Le film ne sera disponible que sur Internet. Pourquoi un tel choix ?
Quand on fait un film, Mégarama fait la loi, quand on crée un projet TV, on est tributaire des commissions et des diffuseurs. Parfois on a juste envie de s’affranchir de ces interfaces. La Toile est une plateforme géniale, pour la liberté absolue qu’offre Internet.
No Vaseline Fatwa un projet à but non lucratif et du coup c’est plus simple de balancer les épisodes sur le Net sans interface, sans promotion, sans lourdeur, sans attente, sans obligation de résultat, sans être crucifié par des journalistes énervés qui ne parlent que d’argent public pendant le ramadan, comme chaque fois que je faisais un projet TV. Les orteils en éventail, on peut dire que c’est un geste punk.

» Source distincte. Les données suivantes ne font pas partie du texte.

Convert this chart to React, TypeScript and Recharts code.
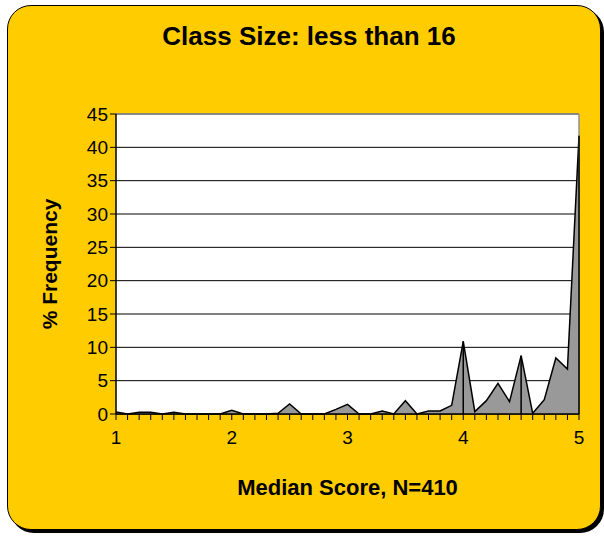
import { AreaChart, Area, XAxis, YAxis, CartesianGrid, ReferenceLine } from 'recharts';

const scores = [
  1.0, 1.1, 1.2, 1.3, 1.4, 1.5, 1.6, 1.7, 1.8, 1.9,
  2.0, 2.1, 2.2, 2.3, 2.4, 2.5, 2.6, 2.7, 2.8, 2.9,
  3.0, 3.1, 3.2, 3.3, 3.4, 3.5, 3.6, 3.7, 3.8, 3.9,
  4.0, 4.1, 4.2, 4.3, 4.4, 4.5, 4.6, 4.7, 4.8, 4.9,
  5.0,
];
const frequency = [
  0.3, 0, 0.25, 0.25, 0, 0.25, 0, 0, 0, 0,
  0.55, 0, 0, 0, 0.1, 1.5, 0, 0, 0, 0.7,
  1.45, 0, 0, 0.45, 0, 2.0, 0, 0.45, 0.45, 1.3,
  10.9, 0.35, 2.0, 4.6, 1.85, 8.75, 0.1, 2.15, 8.4, 6.75,
  41.75,
];
const xLabels = [1, 2, 3, 4, 5];
const yTicks = [0, 5, 10, 15, 20, 25, 30, 35, 40, 45];
const dropLines = [4.0, 4.5, 5.0];

const data = scores.map((s, i) => ({ score: s, freq: frequency[i] }));

const font = 'Arial, "Liberation Sans", sans-serif';

function XTick(props: any) {
  const { x, y, payload } = props;
  if (!xLabels.includes(payload.value)) return null;
  return (
    <text x={x} y={y + 22} textAnchor="middle" fontSize={19} fontFamily={font} fill="#000">
      {payload.value}
    </text>
  );
}

export default function App() {
  return (
    <div style={{ position: 'absolute', left: 0, top: 0, width: 604, height: 536, background: '#fff' }}>
      <div
        style={{
          position: 'absolute', left: 7, top: 5, width: 592, height: 523,
          background: '#FFCC00', border: '1px solid #000', borderRadius: 24,
          boxShadow: '3px 3px 0 #000',
        }}
      />
      <div
        style={{
          position: 'absolute', left: 9, top: 21, width: 600, textAlign: 'center',
          fontFamily: font, fontWeight: 'bold', fontSize: 26, color: '#000',
        }}
      >
        Class Size: less than 16
      </div>
      <div
        style={{
          position: 'absolute', left: 116, top: 475, width: 463, textAlign: 'center',
          fontFamily: font, fontWeight: 'bold', fontSize: 22, color: '#000',
        }}
      >
        Median Score, N=410
      </div>
      <div
        style={{
          position: 'absolute', left: 50, top: 265, width: 200, marginLeft: -100, marginTop: -13,
          textAlign: 'center', transform: 'rotate(-90deg)',
          fontFamily: font, fontWeight: 'bold', fontSize: 21, color: '#000',
        }}
      >
        % Frequency
      </div>
      <div style={{ position: 'absolute', left: 0, top: 0 }}>
        <AreaChart
          width={604}
          height={536}
          data={data}
          margin={{ top: 114, right: 25, bottom: 82, left: 0 }}
        >
          <CartesianGrid vertical={false} stroke="#000" strokeWidth={1} fill="#fff" fillOpacity={1} />
          <XAxis
            dataKey="score"
            type="number"
            domain={[1, 5]}
            ticks={scores}
            interval={0}
            tick={<XTick />}
            tickSize={6}
            height={40}
            axisLine={{ stroke: '#000', strokeWidth: 1.5 }}
            tickLine={{ stroke: '#000' }}
          />
          <YAxis
            type="number"
            domain={[0, 45]}
            ticks={yTicks}
            interval={0}
            width={116}
            tickSize={6}
            tick={{ fontSize: 19, fontFamily: font, fill: '#000' }}
            axisLine={{ stroke: '#000', strokeWidth: 1.5 }}
            tickLine={{ stroke: '#000' }}
          />
          <ReferenceLine y={45} stroke="#909090" strokeWidth={1.5} />
          <ReferenceLine x={5} stroke="#909090" strokeWidth={1.5} />
          <Area
            type="linear"
            dataKey="freq"
            stroke="#000"
            strokeWidth={1.5}
            fill="#999999"
            fillOpacity={1}
            dot={false}
            activeDot={false}
            isAnimationActive={false}
          />
          {dropLines.map((s) => (
            <ReferenceLine
              key={s}
              segment={[
                { x: s, y: 0 },
                { x: s, y: frequency[scores.indexOf(s)] },
              ]}
              stroke="#000"
              strokeWidth={1.5}
            />
          ))}
        </AreaChart>
      </div>
    </div>
  );
}
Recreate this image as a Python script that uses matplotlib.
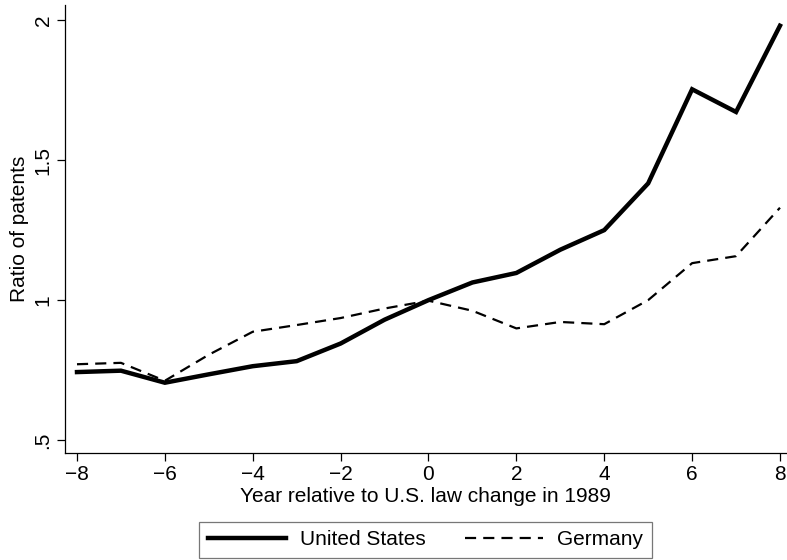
import numpy as np
import matplotlib
matplotlib.use("Agg")
import matplotlib.pyplot as plt

plt.rcParams['font.family'] = ['Liberation Sans', 'DejaVu Sans']

# Years relative to the 1989 law change, and patent ratios (normalised to 1 at year 0)
years = [-8, -7, -6, -5, -4, -3, -2, -1, 0, 1, 2, 3, 4, 5, 6, 7, 8]
us_ratio = [0.743, 0.748, 0.705, 0.735, 0.764, 0.782, 0.845, 0.930, 1.000,
            1.063, 1.097, 1.180, 1.250, 1.417, 1.753, 1.672, 1.980]
de_ratio = [0.771, 0.776, 0.712, 0.805, 0.887, 0.911, 0.936, 0.970, 0.998,
            0.962, 0.899, 0.922, 0.914, 1.000, 1.132, 1.157, 1.330]

x_ticks = [-8, -6, -4, -2, 0, 2, 4, 6, 8]
y_ticks = [0.5, 1.0, 1.5, 2.0]
y_tick_labels = ['.5', '1', '1.5', '2']

FS = 15

fig = plt.figure(figsize=(7.87, 5.6), dpi=100)
ax = fig.add_axes([65 / 787, 107 / 560, 721 / 787, 448 / 560])

ax.plot(years, us_ratio, color='black', linewidth=3.2, solid_joinstyle='miter',
        label='United States')
ax.plot(years, de_ratio, color='black', linewidth=1.6, dashes=(5.0, 3.2),
        label='Germany')

ax.set_xlim(-8.273, 8.137)
ax.set_ylim(0.454, 2.054)
ax.set_xticks(x_ticks)
ax.set_xticklabels([str(v).replace('-', '\u2212') for v in x_ticks])
ax.set_yticks(y_ticks)
ax.set_yticklabels(y_tick_labels, rotation=90, va='center')

for side in ('top', 'right'):
    ax.spines[side].set_visible(False)
for side in ('left', 'bottom'):
    ax.spines[side].set_linewidth(0.9)

ax.tick_params(direction='out', length=6, width=0.9, labelsize=FS, pad=3)
ax.set_xlabel('Year relative to U.S. law change in 1989', fontsize=FS, labelpad=2)
ax.set_ylabel('Ratio of patents', fontsize=FS, labelpad=3)

leg = ax.legend(loc='upper center', bbox_to_anchor=(0.5, -0.154), ncol=2,
                borderaxespad=0, frameon=True, fancybox=False, fontsize=FS,
                handlelength=3.75, columnspacing=1.9, borderpad=0.4,
                handletextpad=0.67)
leg.get_frame().set_edgecolor('#555555')
leg.get_frame().set_linewidth(0.9)

fig.savefig('out.png', dpi=100)
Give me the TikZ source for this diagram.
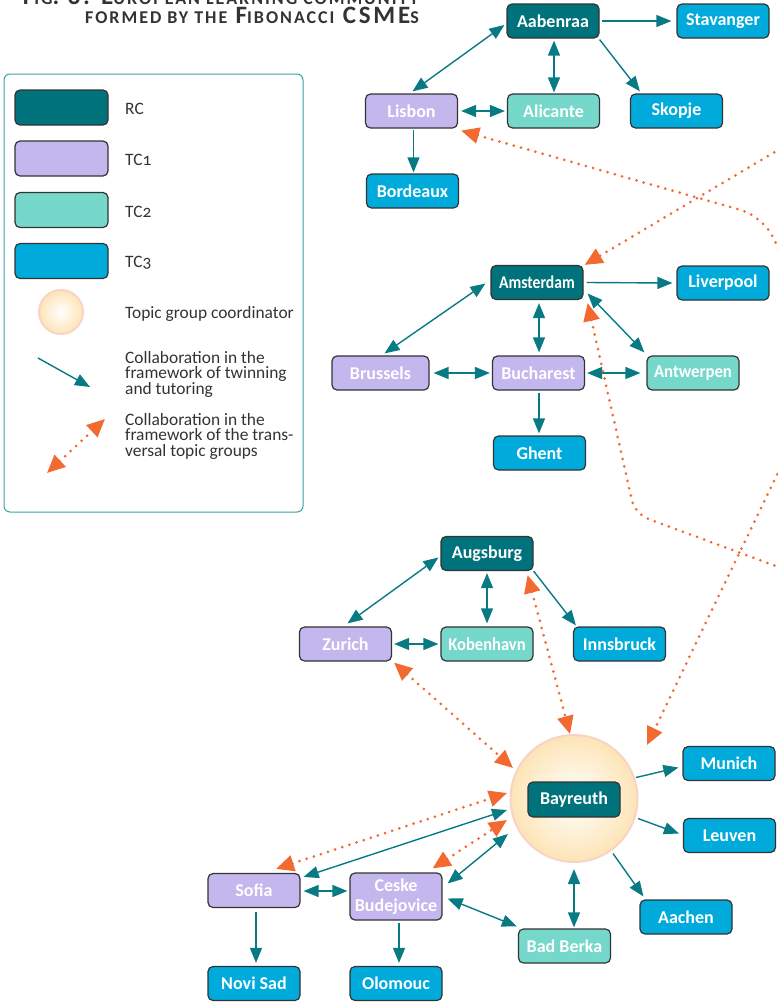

Quel message souhaitez-vous faire passer ?
Un message très simple : why so serious ?!
Pendant le ramadan, j’ai toujours l’impression de passer dans la Twilight Zone. Quand je prenais la navette Casa-Rabat, les fonctionnaires et les cadres bancaires, qui jouent toute l’année aux cartes (au lieu de lire), troquent leurs cartes pour le Coran et tout le monde semble se rappeler le bon souvenir de l’au-delà. Idem pour les gens qui interpellent les jeunes femmes dans la rue à cause de leur tenue ou même de leur parfum. Avant on appelait ce type de personnes, qui ne fait la prière que pendant ramadan, des 3ebbadine le7rira, mais depuis le statu quo démago post printemps arabe, on a oublié que l’hypocrisie n’est qu’un masque. Certains vivent dans la confusion au point d’essayer de faire pousser une barbe sur leur masque d’hypocrisie…
Pensez-vous que la société marocaine est prête pour ce genre de concept ? Ou encore conservatrice ?
La société marocaine n’est pas prête, mais je pense que le propre d’une entreprise comme No Vaseline Fatwa c’est de ne pas chercher à fédérer les gens, mais à les diviser et les obliger à dialoguer entre eux. Le dialogue, c’est de début de la civilisation, c’est toujours mieux qu’un mec qui parle tout seul face à son écran d’ordi.